ImageEval 2026

Cultural Grounding in Arabic Multimodal Generation and Understanding

Task 1: Culturally Grounded Arabic Visual Question Answering and Hallucination Detection

Task 1 is designed based on the OASIS dataset (https://huggingface.co/datasets/QCRI/OASIS), a large-scale multimodal dataset spanning 18 MENA countries with spoken questions in Modern Standard Arabic, Egyptian Arabic, and Levantine Arabic. The task is organized into three tracks covering spoken question answering and image-grounded hallucination detection.

Subtask 1A: Spoken MCQ Visual Question Answering

Objective: Given an image and a spoken Arabic question about its content, participants predict the correct answer from multiple-choice options. The track evaluates semantic understanding under speech recognition and dialectal variation.

Dataset: This track uses an OASIS subset selected to preserve diversity across language variety, country, and topic.
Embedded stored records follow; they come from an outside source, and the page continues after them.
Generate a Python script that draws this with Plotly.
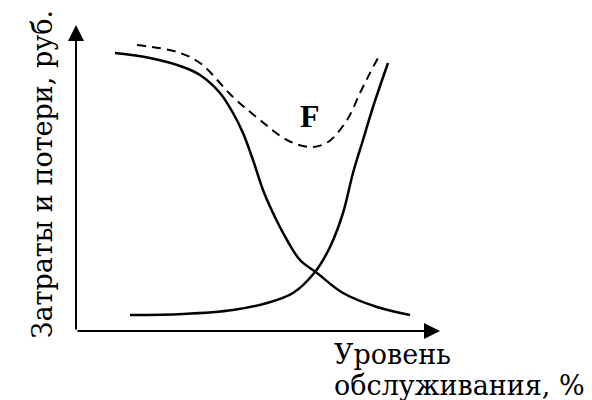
import plotly.graph_objects as go

# Schematic curves, coordinates measured from the axis origin
loss_x = [39, 74, 107, 124, 144, 157, 167, 177, 187, 197, 211, 224, 241, 267, 301, 334]
loss_y = [278, 273, 264, 256, 238, 218, 198, 171, 141, 118, 91, 71, 58, 38, 24, 16]

cost_x = [54, 107, 157, 191, 217, 239, 254, 267, 277, 287, 297, 312]
cost_y = [16, 17, 21, 28, 38, 59, 84, 118, 158, 191, 224, 268]

total_x = [61, 101, 124, 157, 184, 211, 234, 252, 271, 284, 294, 302]
total_y = [286, 279, 268, 234, 211, 191, 184, 189, 211, 238, 258, 273]

label_f = (234, 215)

y_title = "Затраты и потери, руб."
x_title_lines = ["Уровень", "обслуживания, %"]

fig = go.Figure()
fig.add_trace(go.Scatter(x=loss_x, y=loss_y, mode="lines", line_shape="spline",
                         line=dict(color="black", width=2.5)))
fig.add_trace(go.Scatter(x=cost_x, y=cost_y, mode="lines", line_shape="spline",
                         line=dict(color="black", width=2.5)))
fig.add_trace(go.Scatter(x=total_x, y=total_y, mode="lines", line_shape="spline",
                         line=dict(color="black", width=2, dash="9px,6px")))

# axes drawn as arrows
fig.add_annotation(x=0, y=1, xref="paper", yref="paper", ax=0, ay=306,
                   showarrow=True, arrowhead=2, arrowsize=1.6, arrowwidth=2,
                   arrowcolor="black", text="")
fig.add_annotation(x=1, y=0, xref="paper", yref="paper", ax=-364, ay=0,
                   showarrow=True, arrowhead=2, arrowsize=1.6, arrowwidth=2,
                   arrowcolor="black", text="")

fig.add_annotation(x=label_f[0], y=label_f[1], text="<b>F</b>", showarrow=False,
                   font=dict(family="Liberation Serif", size=32, color="black"))

fig.add_annotation(x=0, y=0.51, xref="paper", yref="paper", xshift=-51,
                   text=y_title, textangle=-90, showarrow=False,
                   font=dict(family="DejaVu Serif", size=27, color="black"))
for i, line in enumerate(x_title_lines):
    fig.add_annotation(x=0.703, y=-0.02, xref="paper", yref="paper",
                       yshift=-31 * i, xanchor="left", yanchor="top",
                       text=line, showarrow=False,
                       font=dict(family="DejaVu Serif", size=27, color="black"))

fig.update_xaxes(range=[0, 364], visible=False)
fig.update_yaxes(range=[0, 306], visible=False)
fig.update_layout(width=584, height=392, showlegend=False,
                  margin=dict(l=68, r=152, t=17, b=69),
                  paper_bgcolor="white", plot_bgcolor="white")

fig.write_html("out.html")
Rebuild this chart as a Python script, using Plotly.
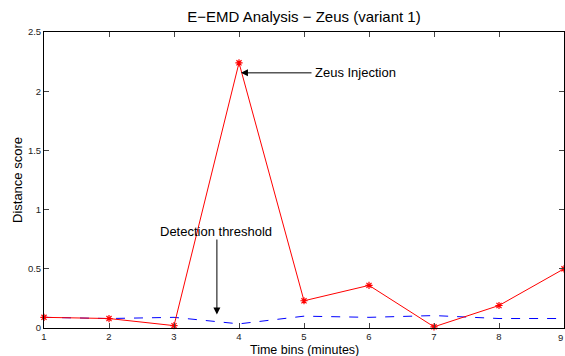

Participants receive training, development, dev-test, and hidden test splits.

Submission format: Submit a TSV file with one prediction per line:

  • id
  • label - predicted answer option: A, B, or C

Evaluation: The official metric is accuracy. F1-score is reported as a secondary metric.

Subtask 1B: Image-Grounded Hallucination Detection

Objective: Systems distinguish image-supported statements from culturally plausible but visually unsupported alternatives. Each instance presents an image with one grounded true statement and two counterfactual statements.

Dataset: This contrastive subset of OASIS structures each example as a triplet: one grounded true statement and two plausible but visually unsupported counterfactuals.

Submission format: Submit a TSV file with one prediction per line:

  • id
  • q1 - True or False
  • q2 - True or False
  • q3 - True or False

Evaluation: The official metric is Contrastive Instability (CI), which measures whether a system resolves each triplet consistently rather than individual statements in isolation.

CI = 1 - N_consistent / N_partial

Lower CI is better. Per-statement accuracy is also reported as a secondary metric.